_Request_
Return the listing below in full, with every line exactly as it is.
* BEGIN Material provided *
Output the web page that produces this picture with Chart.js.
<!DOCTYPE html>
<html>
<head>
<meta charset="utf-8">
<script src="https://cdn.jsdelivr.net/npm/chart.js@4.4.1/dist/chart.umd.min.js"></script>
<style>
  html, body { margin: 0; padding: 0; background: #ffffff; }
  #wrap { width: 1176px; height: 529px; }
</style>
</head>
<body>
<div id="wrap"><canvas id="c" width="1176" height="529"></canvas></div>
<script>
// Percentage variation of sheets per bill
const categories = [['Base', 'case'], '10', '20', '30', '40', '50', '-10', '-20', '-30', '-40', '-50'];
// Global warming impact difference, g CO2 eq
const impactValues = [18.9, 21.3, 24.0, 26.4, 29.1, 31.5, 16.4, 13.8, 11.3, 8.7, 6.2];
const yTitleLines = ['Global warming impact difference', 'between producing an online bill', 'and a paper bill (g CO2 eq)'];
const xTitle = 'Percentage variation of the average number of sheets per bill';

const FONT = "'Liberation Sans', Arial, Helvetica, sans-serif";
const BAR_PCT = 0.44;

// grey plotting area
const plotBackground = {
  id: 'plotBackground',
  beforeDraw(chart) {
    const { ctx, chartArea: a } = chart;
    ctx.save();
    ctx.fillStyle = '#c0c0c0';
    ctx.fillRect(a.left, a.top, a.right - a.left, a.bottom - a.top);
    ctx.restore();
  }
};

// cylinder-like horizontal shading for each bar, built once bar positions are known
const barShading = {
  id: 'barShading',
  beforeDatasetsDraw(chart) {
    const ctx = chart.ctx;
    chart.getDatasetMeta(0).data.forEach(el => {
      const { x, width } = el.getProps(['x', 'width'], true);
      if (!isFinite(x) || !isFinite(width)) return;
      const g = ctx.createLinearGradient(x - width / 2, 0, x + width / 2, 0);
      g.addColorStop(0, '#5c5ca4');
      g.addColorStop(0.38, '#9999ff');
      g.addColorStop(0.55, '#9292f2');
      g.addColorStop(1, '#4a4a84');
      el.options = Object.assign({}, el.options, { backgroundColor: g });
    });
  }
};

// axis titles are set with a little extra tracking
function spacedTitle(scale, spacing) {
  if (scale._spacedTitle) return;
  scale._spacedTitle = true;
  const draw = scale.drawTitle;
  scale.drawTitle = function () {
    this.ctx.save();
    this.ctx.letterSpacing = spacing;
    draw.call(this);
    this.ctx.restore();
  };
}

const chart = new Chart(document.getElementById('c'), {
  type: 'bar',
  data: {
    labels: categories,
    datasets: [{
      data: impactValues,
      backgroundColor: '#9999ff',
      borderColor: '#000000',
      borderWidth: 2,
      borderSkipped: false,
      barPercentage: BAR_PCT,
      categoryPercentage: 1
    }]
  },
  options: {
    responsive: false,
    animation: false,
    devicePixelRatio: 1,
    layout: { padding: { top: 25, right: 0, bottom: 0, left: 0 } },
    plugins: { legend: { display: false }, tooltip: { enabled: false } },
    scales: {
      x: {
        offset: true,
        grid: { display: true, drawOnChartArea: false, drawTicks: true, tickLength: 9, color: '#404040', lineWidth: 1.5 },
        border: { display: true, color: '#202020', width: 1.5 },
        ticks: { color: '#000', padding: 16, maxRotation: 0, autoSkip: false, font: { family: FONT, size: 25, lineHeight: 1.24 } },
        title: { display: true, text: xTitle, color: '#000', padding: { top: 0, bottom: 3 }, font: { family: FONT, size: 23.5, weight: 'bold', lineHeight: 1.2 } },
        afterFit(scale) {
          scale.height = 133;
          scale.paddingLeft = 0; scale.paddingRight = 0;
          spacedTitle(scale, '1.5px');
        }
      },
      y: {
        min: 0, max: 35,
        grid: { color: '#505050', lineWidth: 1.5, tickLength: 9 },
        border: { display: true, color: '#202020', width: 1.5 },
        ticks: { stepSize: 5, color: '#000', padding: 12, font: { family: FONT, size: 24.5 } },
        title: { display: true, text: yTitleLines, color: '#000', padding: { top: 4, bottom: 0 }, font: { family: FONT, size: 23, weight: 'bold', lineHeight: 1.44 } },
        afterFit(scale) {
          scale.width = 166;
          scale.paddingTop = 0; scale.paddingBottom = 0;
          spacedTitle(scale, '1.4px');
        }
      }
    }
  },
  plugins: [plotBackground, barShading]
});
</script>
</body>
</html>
* END Material provided *
_Task response_
Output the web page that produces this picture with Chart.js.
<!DOCTYPE html>
<html>
<head>
<meta charset="utf-8">
<script src="https://cdn.jsdelivr.net/npm/chart.js@4.4.1/dist/chart.umd.min.js"></script>
<style>
  html, body { margin: 0; padding: 0; background: #ffffff; }
  #wrap { width: 1176px; height: 529px; }
</style>
</head>
<body>
<div id="wrap"><canvas id="c" width="1176" height="529"></canvas></div>
<script>
// Percentage variation of sheets per bill
const categories = [['Base', 'case'], '10', '20', '30', '40', '50', '-10', '-20', '-30', '-40', '-50'];
// Global warming impact difference, g CO2 eq
const impactValues = [18.9, 21.3, 24.0, 26.4, 29.1, 31.5, 16.4, 13.8, 11.3, 8.7, 6.2];
const yTitleLines = ['Global warming impact difference', 'between producing an online bill', 'and a paper bill (g CO2 eq)'];
const xTitle = 'Percentage variation of the average number of sheets per bill';

const FONT = "'Liberation Sans', Arial, Helvetica, sans-serif";
const BAR_PCT = 0.44;

// grey plotting area
const plotBackground = {
  id: 'plotBackground',
  beforeDraw(chart) {
    const { ctx, chartArea: a } = chart;
    ctx.save();
    ctx.fillStyle = '#c0c0c0';
    ctx.fillRect(a.left, a.top, a.right - a.left, a.bottom - a.top);
    ctx.restore();
  }
};

// cylinder-like horizontal shading for each bar, built once bar positions are known
const barShading = {
  id: 'barShading',
  beforeDatasetsDraw(chart) {
    const ctx = chart.ctx;
    chart.getDatasetMeta(0).data.forEach(el => {
      const { x, width } = el.getProps(['x', 'width'], true);
      if (!isFinite(x) || !isFinite(width)) return;
      const g = ctx.createLinearGradient(x - width / 2, 0, x + width / 2, 0);
      g.addColorStop(0, '#5c5ca4');
      g.addColorStop(0.38, '#9999ff');
      g.addColorStop(0.55, '#9292f2');
      g.addColorStop(1, '#4a4a84');
      el.options = Object.assign({}, el.options, { backgroundColor: g });
    });
  }
};

// axis titles are set with a little extra tracking
function spacedTitle(scale, spacing) {
  if (scale._spacedTitle) return;
  scale._spacedTitle = true;
  const draw = scale.drawTitle;
  scale.drawTitle = function () {
    this.ctx.save();
    this.ctx.letterSpacing = spacing;
    draw.call(this);
    this.ctx.restore();
  };
}

const chart = new Chart(document.getElementById('c'), {
  type: 'bar',
  data: {
    labels: categories,
    datasets: [{
      data: impactValues,
      backgroundColor: '#9999ff',
      borderColor: '#000000',
      borderWidth: 2,
      borderSkipped: false,
      barPercentage: BAR_PCT,
      categoryPercentage: 1
    }]
  },
  options: {
    responsive: false,
    animation: false,
    devicePixelRatio: 1,
    layout: { padding: { top: 25, right: 0, bottom: 0, left: 0 } },
    plugins: { legend: { display: false }, tooltip: { enabled: false } },
    scales: {
      x: {
        offset: true,
        grid: { display: true, drawOnChartArea: false, drawTicks: true, tickLength: 9, color: '#404040', lineWidth: 1.5 },
        border: { display: true, color: '#202020', width: 1.5 },
        ticks: { color: '#000', padding: 16, maxRotation: 0, autoSkip: false, font: { family: FONT, size: 25, lineHeight: 1.24 } },
        title: { display: true, text: xTitle, color: '#000', padding: { top: 0, bottom: 3 }, font: { family: FONT, size: 23.5, weight: 'bold', lineHeight: 1.2 } },
        afterFit(scale) {
          scale.height = 133;
          scale.paddingLeft = 0; scale.paddingRight = 0;
          spacedTitle(scale, '1.5px');
        }
      },
      y: {
        min: 0, max: 35,
        grid: { color: '#505050', lineWidth: 1.5, tickLength: 9 },
        border: { display: true, color: '#202020', width: 1.5 },
        ticks: { stepSize: 5, color: '#000', padding: 12, font: { family: FONT, size: 24.5 } },
        title: { display: true, text: yTitleLines, color: '#000', padding: { top: 4, bottom: 0 }, font: { family: FONT, size: 23, weight: 'bold', lineHeight: 1.44 } },
        afterFit(scale) {
          scale.width = 166;
          scale.paddingTop = 0; scale.paddingBottom = 0;
          spacedTitle(scale, '1.4px');
        }
      }
    }
  },
  plugins: [plotBackground, barShading]
});
</script>
</body>
</html>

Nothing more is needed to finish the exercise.